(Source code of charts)
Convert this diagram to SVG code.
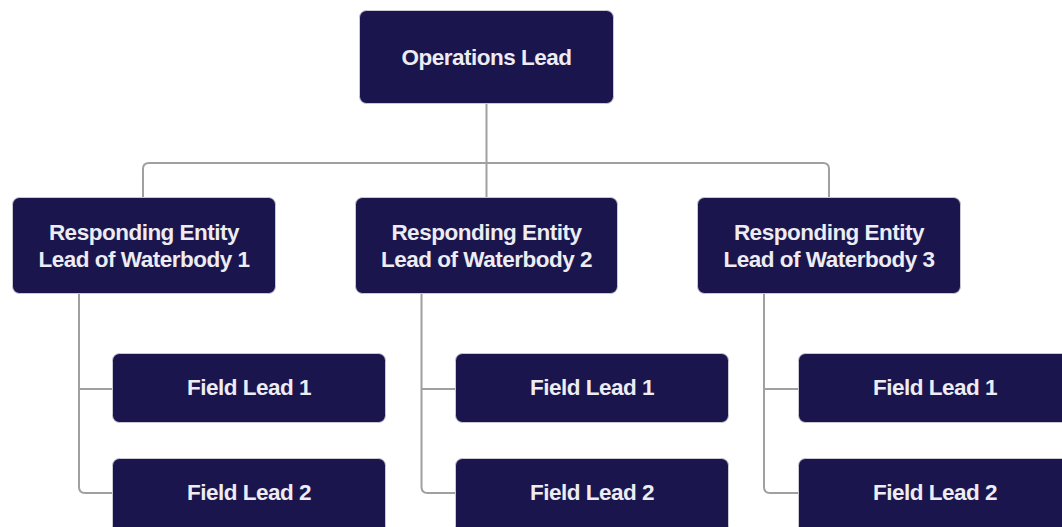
<svg xmlns="http://www.w3.org/2000/svg" width="1062" height="527" viewBox="0 0 1062 527">
<style>
.n{fill:#1b154d;stroke:#c9c9d2;stroke-width:1}
.t{fill:#ececf2;font-family:"Liberation Sans",Arial,sans-serif;font-weight:bold;font-size:22.5px;letter-spacing:-0.5px;text-anchor:middle}
.c{fill:none;stroke:#a0a0a0;stroke-width:2}
</style>
<rect width="1062" height="527" fill="#ffffff"/>
<g id="connectors">
<path class="c" d="M486.5 104V197"/>
<path class="c" d="M143 197V169Q143 163 149 163H823Q829 163 829 169V197"/>
<path class="c" d="M79 294V487Q79 493 85 493H112M79 389H112"/>
<path class="c" d="M421.5 294V487Q421.5 493 427.5 493H455M421.5 389H455"/>
<path class="c" d="M764 294V487Q764 493 770 493H798M764 389H798"/>
</g>
<g id="operations-lead"><rect class="n" x="359.5" y="10.5" width="254" height="93" rx="7"/><text class="t" x="486.5" y="65">Operations Lead</text></g>
<g id="re-lead-1"><rect class="n" x="12.5" y="197.5" width="263" height="96" rx="7"/><text class="t" x="144" y="240">Responding Entity</text><text class="t" x="144" y="267">Lead of Waterbody 1</text></g>
<g id="re-lead-2"><rect class="n" x="355.5" y="197.5" width="262" height="96" rx="7"/><text class="t" x="486.5" y="240">Responding Entity</text><text class="t" x="486.5" y="267">Lead of Waterbody 2</text></g>
<g id="re-lead-3"><rect class="n" x="697.5" y="197.5" width="263" height="96" rx="7"/><text class="t" x="829" y="240">Responding Entity</text><text class="t" x="829" y="267">Lead of Waterbody 3</text></g>
<g id="field-1-1"><rect class="n" x="112.5" y="353.5" width="273" height="69" rx="7"/><text class="t" x="249" y="395">Field Lead 1</text></g>
<g id="field-1-2"><rect class="n" x="112.5" y="458.5" width="273" height="75" rx="7"/><text class="t" x="249" y="500">Field Lead 2</text></g>
<g id="field-2-1"><rect class="n" x="455.5" y="353.5" width="273" height="69" rx="7"/><text class="t" x="592" y="395">Field Lead 1</text></g>
<g id="field-2-2"><rect class="n" x="455.5" y="458.5" width="273" height="75" rx="7"/><text class="t" x="592" y="500">Field Lead 2</text></g>
<g id="field-3-1"><rect class="n" x="798.5" y="353.5" width="273" height="69" rx="7"/><text class="t" x="935" y="395">Field Lead 1</text></g>
<g id="field-3-2"><rect class="n" x="798.5" y="458.5" width="273" height="75" rx="7"/><text class="t" x="935" y="500">Field Lead 2</text></g>
</svg>
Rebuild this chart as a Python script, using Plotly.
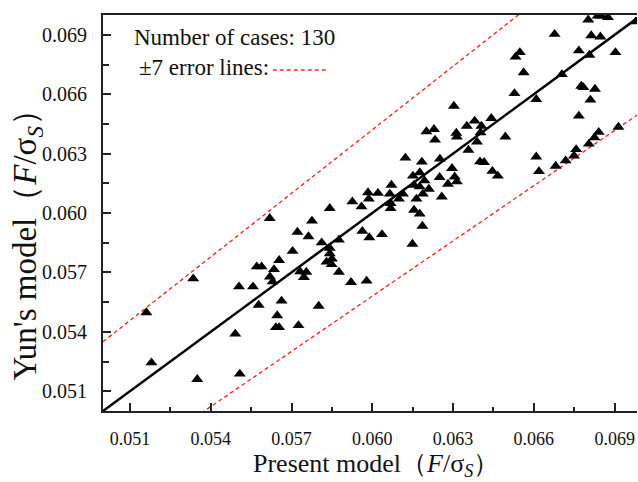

TASK BRIEF
Determine how many lines of the data contain "this" and give nothing but that number.

CORRECT ANSWER
2